Сборное отделение. Сигаретный дым режет глаза и заставляет откашливаться. Множество сумок и баулов на грязном полу и скамейках. Ожидание грядущего шмона и нескончаемая череда предположений на устах арестантов о том, куда повезет нас «столыпин».
На сборе сотрудник вручает мне две присланные книги, которые не успели попасть ко мне в камеру со стола цензора. Библия от мамы и «Крутой маршрут» Евгении Гинзбург от Ивана Асташина**.
Название книги на обложке заставило меня задуматься и о моем предстоящем маршруте, и о его возможной продолжительности. Выдержу ли я все это? Дойду ли до конца? Наступит ли он, тот самый конец?

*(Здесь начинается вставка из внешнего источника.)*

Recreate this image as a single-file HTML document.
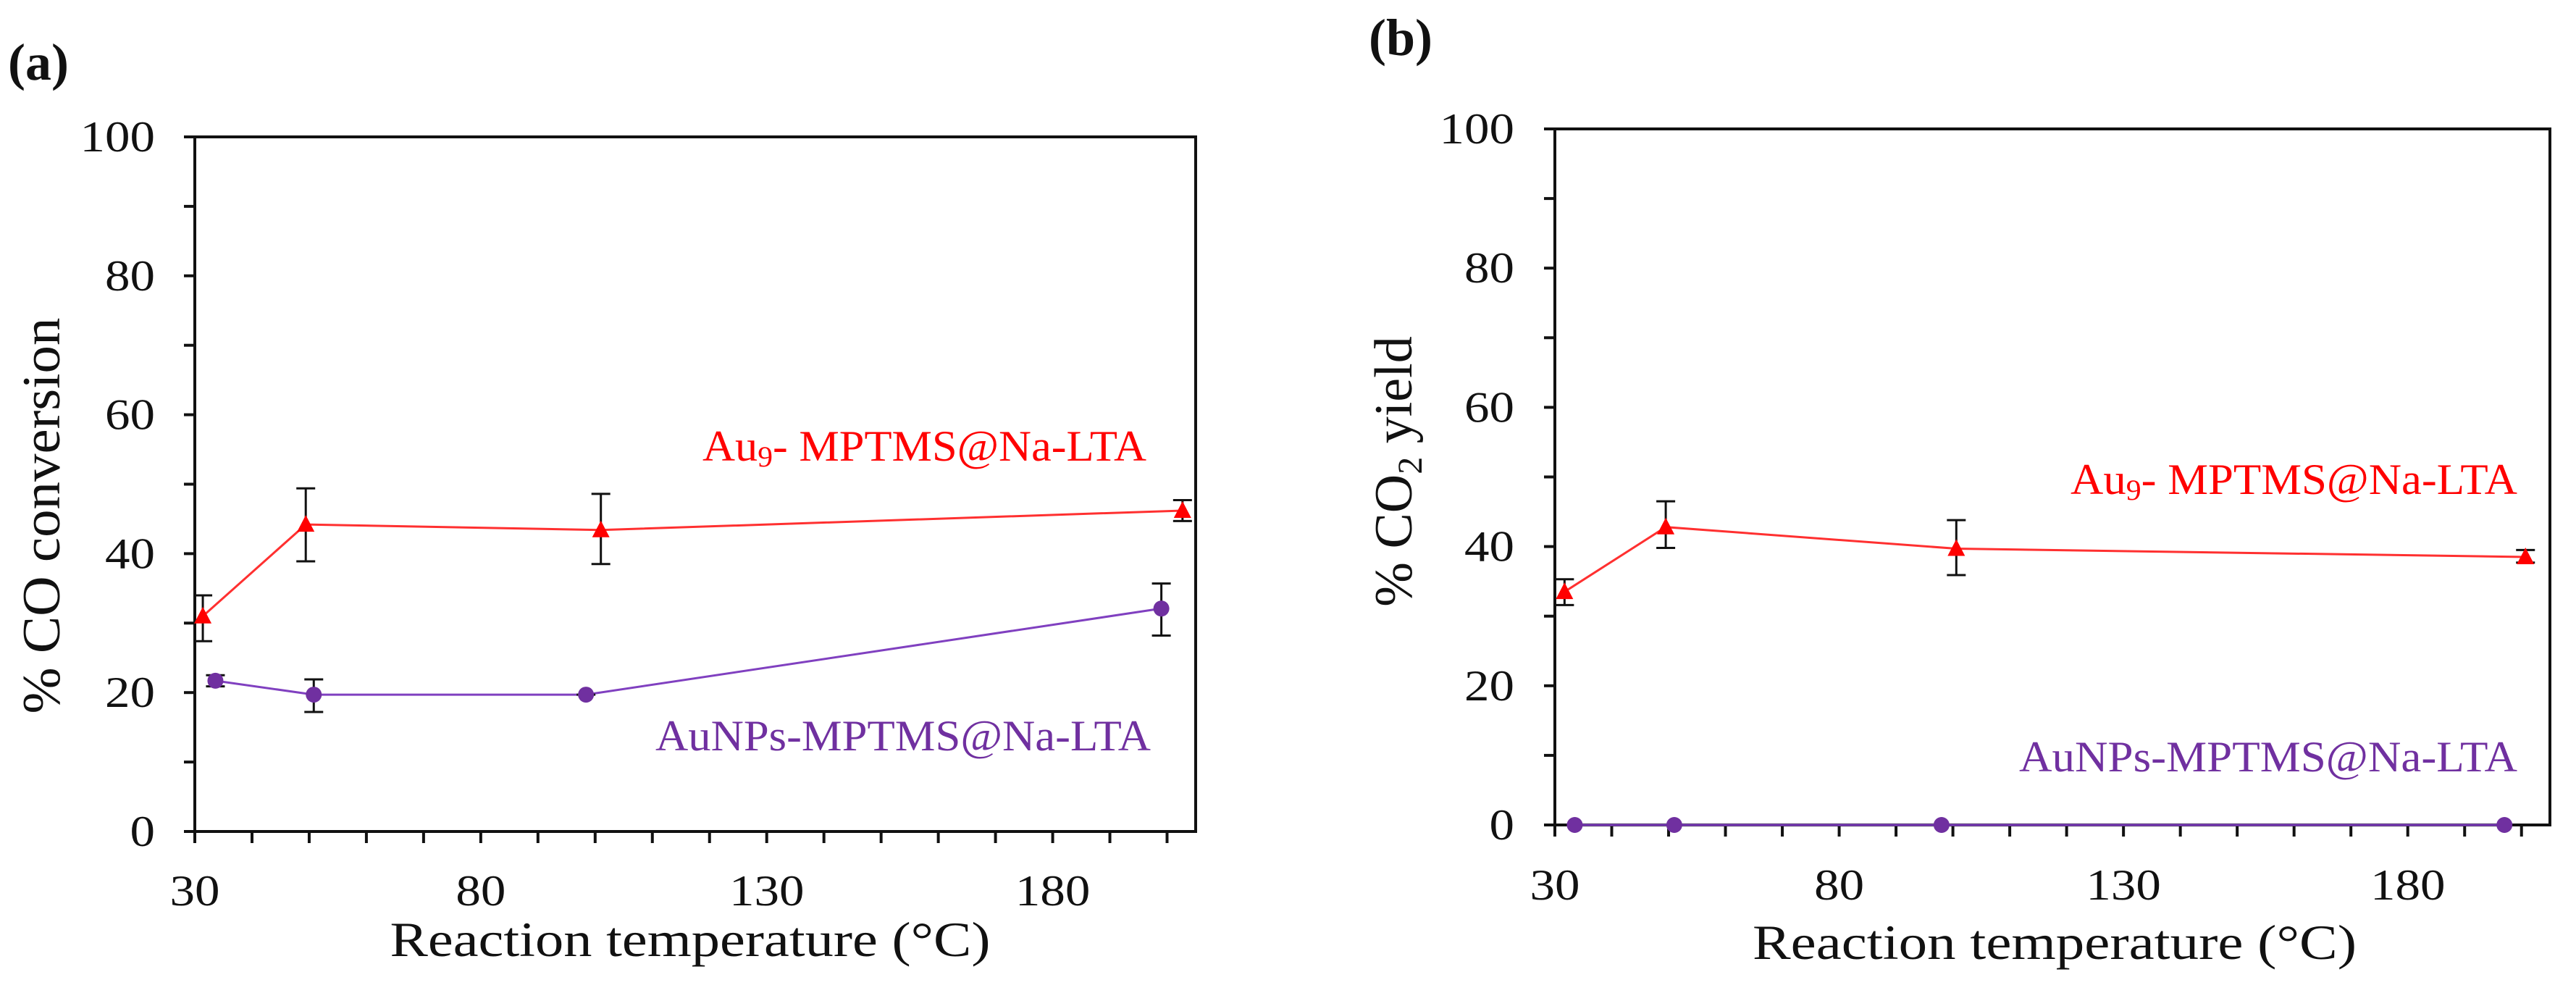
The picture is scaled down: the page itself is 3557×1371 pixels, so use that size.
<!DOCTYPE html>
<html><head><meta charset="utf-8"><style>
html,body{margin:0;padding:0;background:#fff}
svg{display:block}
text{font-family:"Liberation Serif",serif;fill:#111}
</style></head><body>
<svg id="fig" width="3557" height="1371" viewBox="0 0 3557 1371" xmlns="http://www.w3.org/2000/svg"></svg>
<script>
const xCats = [31.4, 49.4, 101, 202.7];
const xCatsP = [33.6, 50.8, 98.4, 199];
const convRed = [31, 44.2, 43.4, 46.2];
const convRedLo = [27.4, 38.9, 38.5, 44.7];
const convRedHi = [34, 49.4, 48.6, 47.7];
const convPur = [21.7, 19.7, 19.7, 32.1];
const convPurLo = [20.9, 17.2, 19.7, 28.2];
const convPurHi = [22.5, 21.9, 19.7, 35.7];
const xCatsB = [31.7, 49.5, 100.6, 200.7];
const xCatsBP = [33.5, 51, 98, 197];
const yieldRed = [33.5, 42.8, 39.7, 38.5];
const yieldRedLo = [31.6, 39.8, 35.9, 37.7];
const yieldRedHi = [35.3, 46.5, 43.8, 39.5];
const yieldPur = [0, 0, 0, 0];
const xTickLabels = [30, 80, 130, 180];
const yTickLabels = [0, 20, 40, 60, 80, 100];

const NS = "http://www.w3.org/2000/svg";
const svg = document.getElementById('fig');
function mk(tag, attrs, parent, txt) {
  const e = document.createElementNS(NS, tag);
  for (const k in attrs) e.setAttribute(k, attrs[k]);
  if (txt !== undefined) e.textContent = txt;
  (parent || svg).appendChild(e);
  return e;
}

const panels = [
  {name:'a', L:269, R:1651, T:189, B:1148, ytlX:214, label:'(a)', labX:11, labY:110,
   ytitle:'% CO conversion', ytX:57, ytY:712, ytLen:547,
   xtX:953, xtY:1320, xtLen:829, xtlY:1250,
   redLab:{x1:970, y:636, len:613}, purLab:{x1:905, y:1036, len:684},
   rx:xCats, r:convRed, rlo:convRedLo, rhi:convRedHi,
   px:xCatsP, p:convPur, plo:convPurLo, phi:convPurHi},
  {name:'b', L:2147, R:3521, T:178, B:1139, ytlX:2091, label:'(b)', labX:1890, labY:76,
   ytitle:'% CO', ytX:1924, ytY:651, ytLen:384,
   xtX:2837, xtY:1324, xtLen:834, xtlY:1242,
   redLab:{x1:2859, y:682, len:617}, purLab:{x1:2788, y:1065, len:688},
   rx:xCatsB, r:yieldRed, rlo:yieldRedLo, rhi:yieldRedHi,
   px:xCatsBP, p:yieldPur, plo:null, phi:null}
];

panels.forEach(P => {
  const g = mk('g', {});
  
  
  const xs = v => P.L + (v - 30) / 175 * (P.R - P.L);
  const ys = v => P.B - v / 100 * (P.B - P.T);

  const lab = mk('text', {x:P.labX, y:P.labY, 'font-size':72, 'font-weight':'bold'}, g, P.label);
  
  

  // ticks
  for (let v = 30; v <= 200; v += 10) {
    const t = mk('line', {x1:xs(v), x2:xs(v), y1:P.B, y2:P.B+16, stroke:'#111', 'stroke-width':4}, g);
    
    
  }
  for (let v = 0; v <= 100; v += 10) {
    const t = mk('line', {x1:P.L-15, x2:P.L, y1:ys(v), y2:ys(v), stroke:'#111', 'stroke-width':4}, g);
    
    
  }
  const frame = mk('rect', {x:P.L, y:P.T, width:P.R-P.L, height:P.B-P.T, fill:'none', stroke:'#111', 'stroke-width':4}, g);
  
  

  xTickLabels.forEach(v => {
    const t = mk('text', {transform:`translate(${xs(v)},${P.xtlY}) scale(1.15,1)`, 'font-size':60, 'text-anchor':'middle'}, g, v);
    
    
  });
  yTickLabels.forEach(v => {
    const t = mk('text', {transform:`translate(${P.ytlX},${ys(v)+20}) scale(1.15,1)`, 'font-size':60, 'text-anchor':'end'}, g, v);
    
    
  });

  const xt = mk('text', {x:P.xtX, y:P.xtY, 'font-size':68, 'text-anchor':'middle', textLength:P.xtLen, lengthAdjust:'spacingAndGlyphs'}, g, 'Reaction temperature (°C)');
  
  

  const yt = mk('text', {transform:`translate(${P.ytX+25},${P.ytY}) rotate(-90)`, 'font-size':74, 'text-anchor':'middle'}, g);
  
  
  if (P.name === 'a') {
    yt.setAttribute('textLength', P.ytLen);
    yt.setAttribute('lengthAdjust', 'spacingAndGlyphs');
    yt.textContent = P.ytitle;
  } else {
    mk('tspan', {}, yt, '% CO');
    mk('tspan', {'font-size':48, dy:14}, yt, '2');
    mk('tspan', {dy:-14}, yt, ' yield');
  }

  // series lines
  const rp = P.rx.map((x,i)=>xs(x)+','+ys(P.r[i])).join(' ');
  const rl = mk('polyline', {points:rp, fill:'none', stroke:'#ff3030', 'stroke-width':3}, g);
  
  
  const pp = P.px.map((x,i)=>xs(x)+','+ys(P.p[i])).join(' ');
  const pl = mk('polyline', {points:pp, fill:'none', stroke:'#8040c0', 'stroke-width':3}, g);
  
  

  function err(x, lo, hi) {
    const e = mk('path', {d:`M${x-13},${ys(hi)}H${x+13}M${x},${ys(hi)}V${ys(lo)}M${x-13},${ys(lo)}H${x+13}`, stroke:'#111', 'stroke-width':3, fill:'none'}, g);
    
    
  }
  P.rx.forEach((x,i) => {
    err(xs(x), P.rlo[i], P.rhi[i]);
    const cx = xs(x), cy = ys(P.r[i]);
    const m = mk('polygon', {points:`${cx-12},${cy+10} ${cx+12},${cy+10} ${cx},${cy-13}`, fill:'#ff0000'}, g);
    
    
  });
  P.px.forEach((x,i) => {
    if (P.plo) err(xs(x), P.plo[i], P.phi[i]);
    const m = mk('circle', {cx:xs(x), cy:ys(P.p[i]), r:11, fill:'#7030a0'}, g);
    
    
  });

  const r = mk('text', {x:P.redLab.x1, y:P.redLab.y, 'font-size':60, textLength:P.redLab.len, lengthAdjust:'spacingAndGlyphs', style:'fill:#ff0000'}, g);
  
  
  mk('tspan', {}, r, 'Au');
  mk('tspan', {'font-size':40, dy:8}, r, '9');
  mk('tspan', {dy:-8}, r, '- MPTMS@Na-LTA');
  const p = mk('text', {x:P.purLab.x1, y:P.purLab.y, 'font-size':60, textLength:P.purLab.len, lengthAdjust:'spacingAndGlyphs', style:'fill:#7030a0'}, g, 'AuNPs-MPTMS@Na-LTA');
  
  
});
</script>
</body></html>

Глубокая ночь. Мы грузимся в автозак в окружении камуфляжной формы и пристального взгляда овчарок. Через маленькое окошко автозака я прощаюсь с городом. Он провожает меня морганием светофоров, яркими расцветками вывесок магазинов и проблесками фар одиноких такси. Город спит, и мы, тихо и медленно, украдкой, покидаем его, будто не хотя беспокоить местных жителей своим уходом. Проснувшись, город продолжит свою повседневную жизнь, не заметив нашего отсутствия и забыв о том, что мы когда-то были здесь.
Напротив меня, в соседней клетке автозака, находится мой друг, с которым мы обмениваемся прощальными напутствиями.
Но выдавливать из себя слова все тяжелее, хотя и хочется вдоволь наговориться перед долгой разлукой. Внутри каждого из нас, кажется, непрерывный наплыв мыслей и вопросов «Куда? Зачем? За что?».
Илья Шакурский. Фото: Евгений Малышев
Мы смотрим друг другу в глаза:
— Держись, братан.
— И ты держись, брат. Все пройдет.
Вопреки всем ожиданиям вагон поезда оказался полупустой и относительно комфортный. К примеру, одной из приятных неожиданностей для меня было то, что спустя несколько минут после того, как поезд тронулся, нам открыли окна, через которые я мог наблюдать пролетающие огоньки в темноте. Они убаюкивали, внушая иллюзию того, что я мчусь в электричке к своим друзьям, и у меня просто села батарейка в плеере.
В вагоне в основном находились москвичи, которые и сообщили нам о направлении поезда, но и это никого не утешило.
Впереди множество городов с десятками самых разных зон, и совершенно неизвестно, где каждый из нас окажется через несколько часов, дней или месяцев. Будешь ли уже слышать голоса родных и пить кофе, а может, будешь крепиться в изоляторах или ждет что-то пострашнее, о чем в такой момент и думать не хочется.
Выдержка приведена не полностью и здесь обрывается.